Sono solo paure o è qualcosa di più?

«Il 27 dicembre un uomo è entrato di soppiatto e ha provato a rompere la porta murata di uno dei due appartamenti sfitti che sono al terzo piano».

Ladri?

«No, peggio. Era una banda, che ha uno schema preciso. Mandano avanti uno di loro: gli manca una mano, ma sa usare bene il martello. Lui ha il compito di irrompere in casa».

E poi?

«Dal momento che è un portatore di handicap, una volta entrato dentro, secondo la legge non può essere cacciato».

Come è finita?

«Fortunatamente quella sera i carabinieri sono arrivati in tempo. Li hanno cacciati».

È finita bene.

«No. E se loro fossero riusciti ad entrare? Cosa avremmo potuto fare? Chi li cacciava più! Sono gang che tolgono la casa a chi ne ha diritto e bisogno».

Ha paura degli spacciatori la sera, quando torna?

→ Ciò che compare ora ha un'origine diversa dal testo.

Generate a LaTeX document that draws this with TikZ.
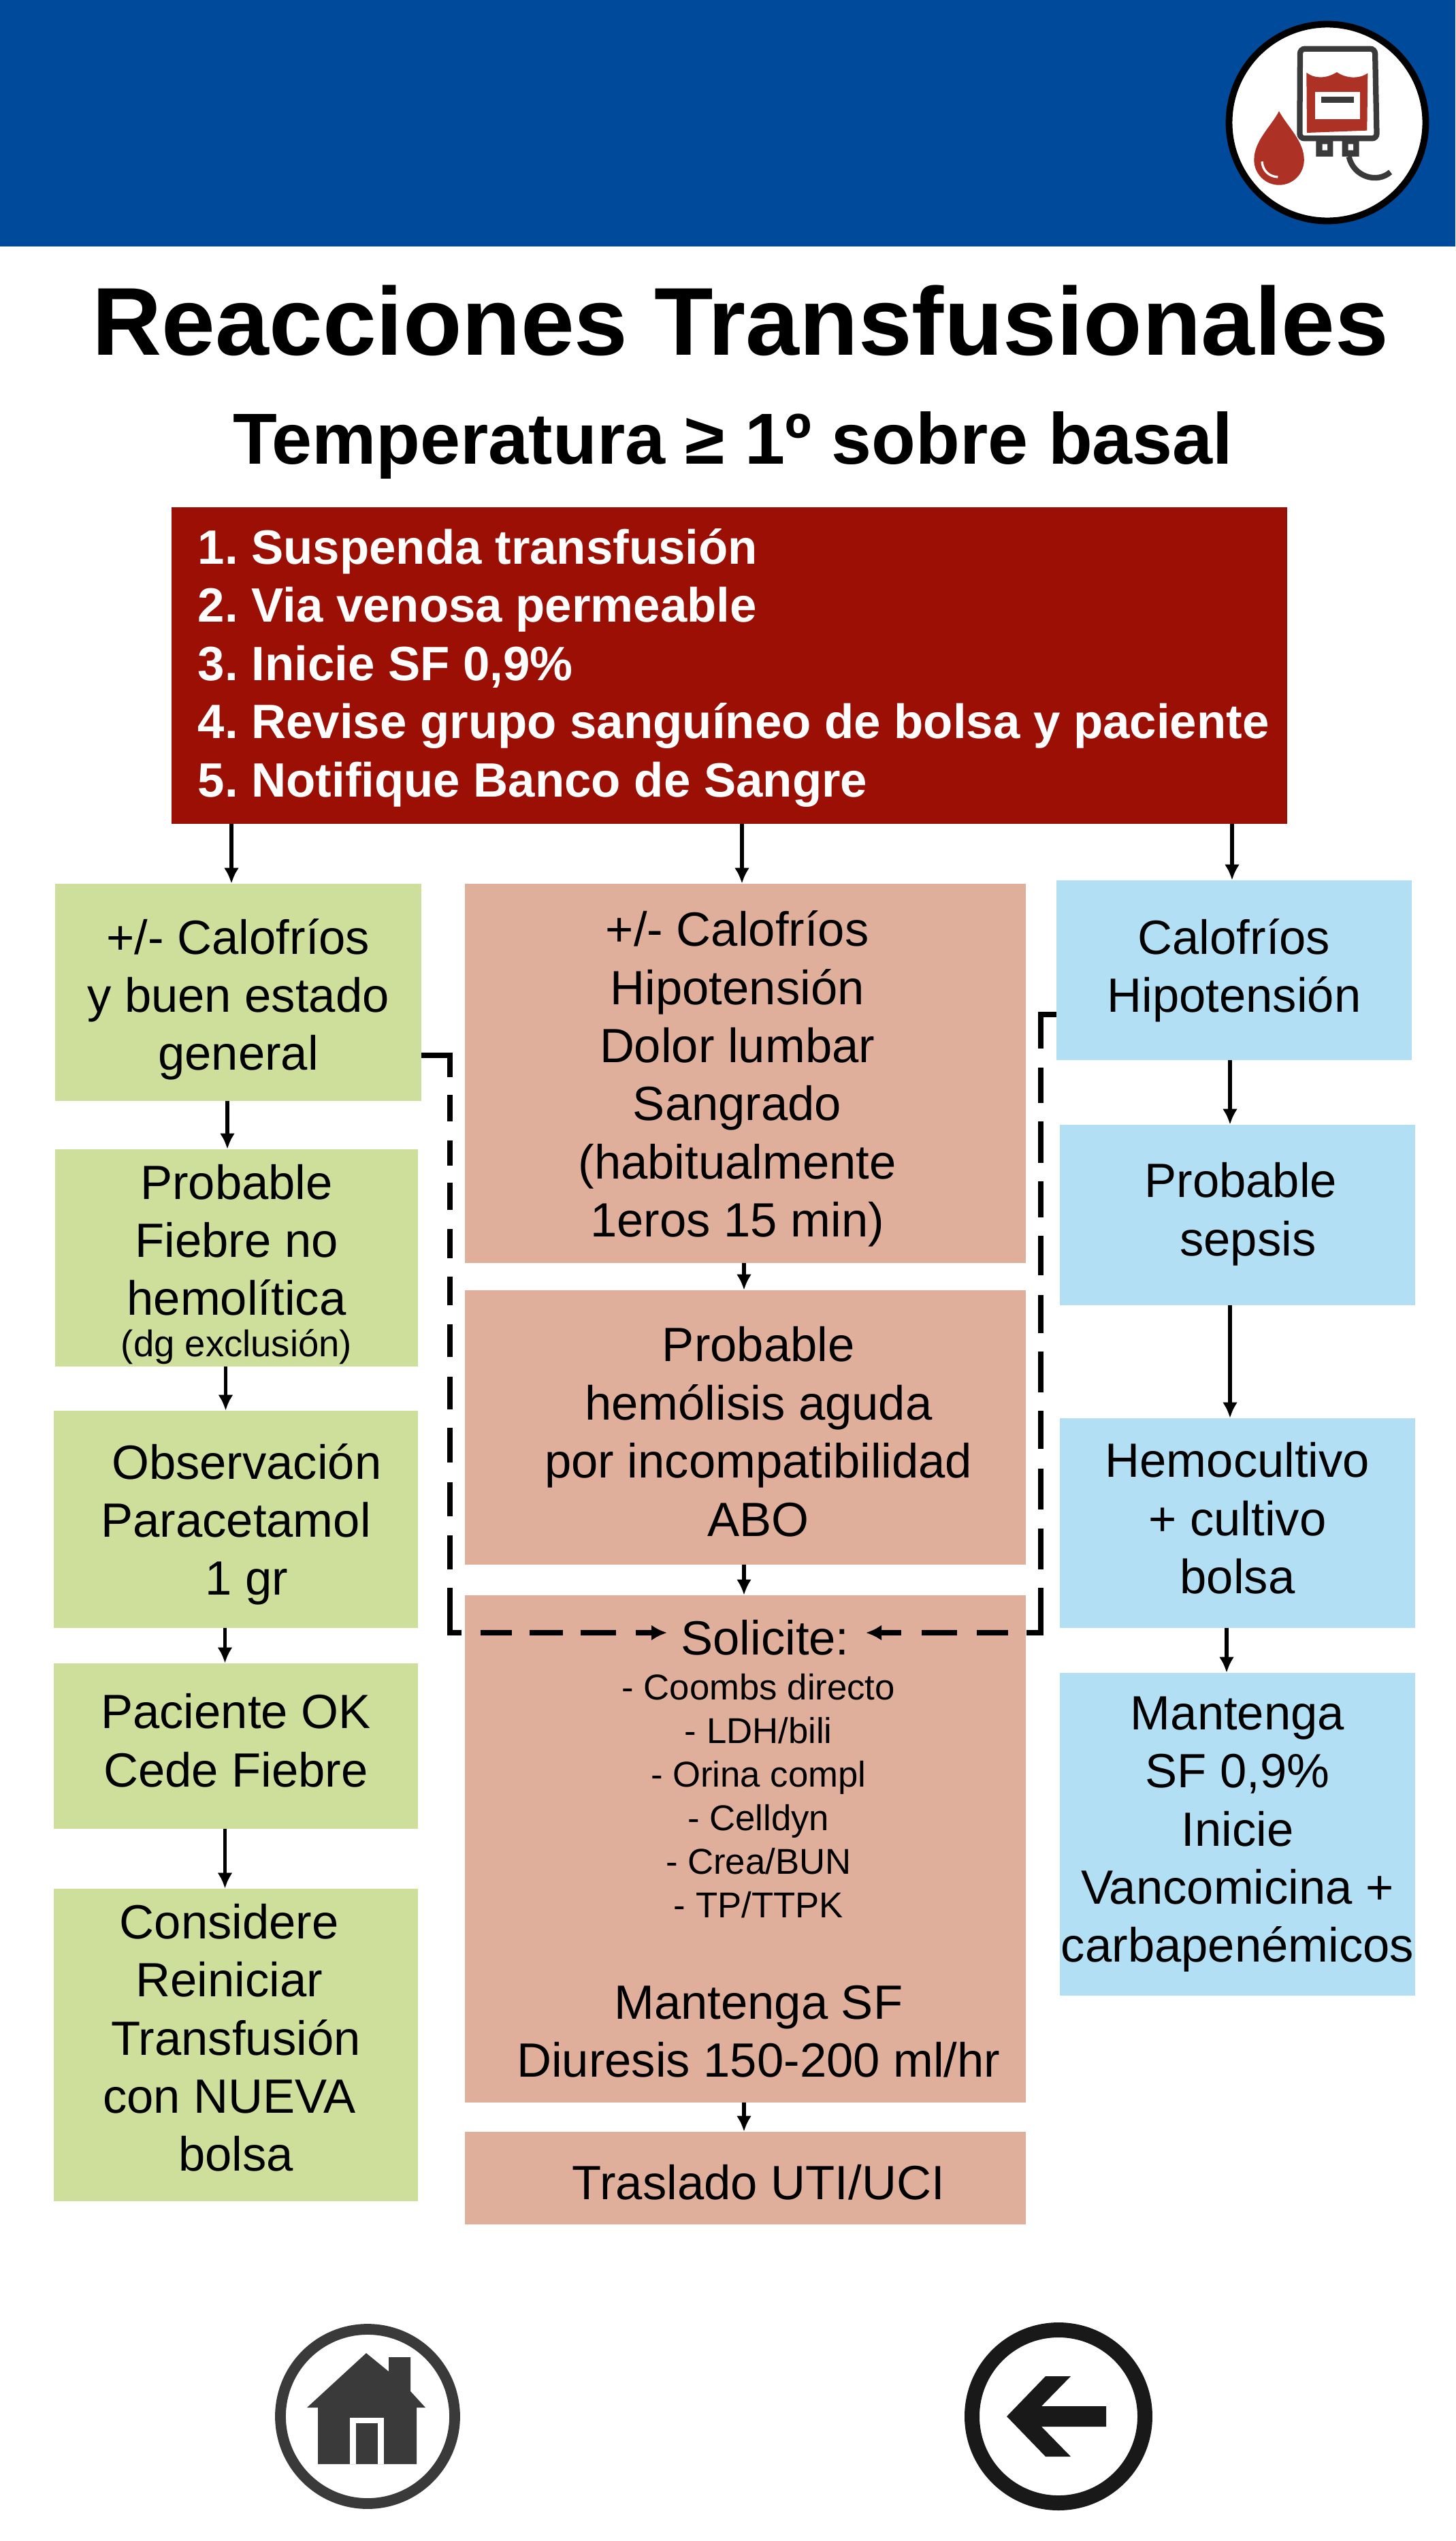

«Le persone oneste non dovrebbero avere paura. Io sono una persona onesta, eppure di paura ne ho, e non è giusto. Per questo andavo dal sindaco».

Vorreste più protezione?

«Mentre gli altri vivono la loro vita tranquillamente, qui bisogna stare attenti al primo rumore. Dormiamo con un orecchio solo, perché ci potrebbe essere sempre un segnale di pericolo».

Il suo lavoro è faticoso?

(Mi lancia uno sguardo e ride). «Mi spacco la schiena, in piedi dalla mattina presto, e torno alle quattro del pomeriggio. Talvolta, entro in casa, con la schiena piena di dolori».

Che fa, si sdraia?

(Sorride). «Mi siedo e suono».

E che cosa suona?

(Impugna il legno). «Il violino!».

I suoi vicini la sentono.

«Sì. Sono appassionata di musica, fin da quando bambina. Ma sto imparando ora».

Perché?

Quando ero piccola non c’erano i soldi per pagarmi un maestro. A me sarebbe piaciuto, ma ho dovuto rinunciare».

Dove ha preso lezioni?

«Da sola. Da piccola suonavo la tastiera di mio fratello ma poi io non l’ho avuta. Ora ho questo strumento. Suono per imparare».

Con chi?

(Sorriso solare). «Da sola! Come ho sempre fatto. Il bello è che quando suono mi sento meno sola. Vuole sentire?».

Prende il violino e impugna l’archetto. Sul leggio “Fiore di maggio” di Fabio Concato. L’odore di muffa in via Nora, quando Jennifer suona, non si sente più.